• **DIRECTIONS FOR THIS TASK**
Return the listing below in full, with every line exactly as it is.
● ● ● ●
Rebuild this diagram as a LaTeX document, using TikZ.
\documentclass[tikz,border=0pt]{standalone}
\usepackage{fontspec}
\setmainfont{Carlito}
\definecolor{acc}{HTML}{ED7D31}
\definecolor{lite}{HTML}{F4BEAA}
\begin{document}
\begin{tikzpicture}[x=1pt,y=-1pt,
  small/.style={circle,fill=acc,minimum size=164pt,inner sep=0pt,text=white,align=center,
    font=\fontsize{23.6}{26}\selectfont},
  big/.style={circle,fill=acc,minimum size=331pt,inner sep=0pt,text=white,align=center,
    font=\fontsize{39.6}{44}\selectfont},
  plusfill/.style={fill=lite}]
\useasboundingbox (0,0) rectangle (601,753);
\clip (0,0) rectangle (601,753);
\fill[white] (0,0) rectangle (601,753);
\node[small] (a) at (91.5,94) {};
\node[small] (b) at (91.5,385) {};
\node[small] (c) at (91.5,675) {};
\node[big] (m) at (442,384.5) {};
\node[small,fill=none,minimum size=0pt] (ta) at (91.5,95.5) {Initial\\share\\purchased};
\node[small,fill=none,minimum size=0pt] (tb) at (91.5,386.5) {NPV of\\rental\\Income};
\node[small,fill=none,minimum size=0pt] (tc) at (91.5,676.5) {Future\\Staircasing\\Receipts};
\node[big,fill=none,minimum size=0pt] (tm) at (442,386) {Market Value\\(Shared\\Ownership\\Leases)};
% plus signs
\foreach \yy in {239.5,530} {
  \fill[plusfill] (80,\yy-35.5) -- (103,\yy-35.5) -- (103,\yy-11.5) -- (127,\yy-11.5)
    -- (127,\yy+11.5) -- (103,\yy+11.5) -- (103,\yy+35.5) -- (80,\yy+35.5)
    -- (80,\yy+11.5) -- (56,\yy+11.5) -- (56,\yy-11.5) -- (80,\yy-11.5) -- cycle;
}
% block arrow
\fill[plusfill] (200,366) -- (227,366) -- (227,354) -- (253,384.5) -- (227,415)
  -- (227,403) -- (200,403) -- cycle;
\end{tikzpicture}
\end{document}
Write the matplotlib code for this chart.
● ● ● ●
• **ANSWER TO THIS PROBLEM**
Rebuild this diagram as a LaTeX document, using TikZ.
\documentclass[tikz,border=0pt]{standalone}
\usepackage{fontspec}
\setmainfont{Carlito}
\definecolor{acc}{HTML}{ED7D31}
\definecolor{lite}{HTML}{F4BEAA}
\begin{document}
\begin{tikzpicture}[x=1pt,y=-1pt,
  small/.style={circle,fill=acc,minimum size=164pt,inner sep=0pt,text=white,align=center,
    font=\fontsize{23.6}{26}\selectfont},
  big/.style={circle,fill=acc,minimum size=331pt,inner sep=0pt,text=white,align=center,
    font=\fontsize{39.6}{44}\selectfont},
  plusfill/.style={fill=lite}]
\useasboundingbox (0,0) rectangle (601,753);
\clip (0,0) rectangle (601,753);
\fill[white] (0,0) rectangle (601,753);
\node[small] (a) at (91.5,94) {};
\node[small] (b) at (91.5,385) {};
\node[small] (c) at (91.5,675) {};
\node[big] (m) at (442,384.5) {};
\node[small,fill=none,minimum size=0pt] (ta) at (91.5,95.5) {Initial\\share\\purchased};
\node[small,fill=none,minimum size=0pt] (tb) at (91.5,386.5) {NPV of\\rental\\Income};
\node[small,fill=none,minimum size=0pt] (tc) at (91.5,676.5) {Future\\Staircasing\\Receipts};
\node[big,fill=none,minimum size=0pt] (tm) at (442,386) {Market Value\\(Shared\\Ownership\\Leases)};
% plus signs
\foreach \yy in {239.5,530} {
  \fill[plusfill] (80,\yy-35.5) -- (103,\yy-35.5) -- (103,\yy-11.5) -- (127,\yy-11.5)
    -- (127,\yy+11.5) -- (103,\yy+11.5) -- (103,\yy+35.5) -- (80,\yy+35.5)
    -- (80,\yy+11.5) -- (56,\yy+11.5) -- (56,\yy-11.5) -- (80,\yy-11.5) -- cycle;
}
% block arrow
\fill[plusfill] (200,366) -- (227,366) -- (227,354) -- (253,384.5) -- (227,415)
  -- (227,403) -- (200,403) -- cycle;
\end{tikzpicture}
\end{document}
Write the matplotlib code for this chart.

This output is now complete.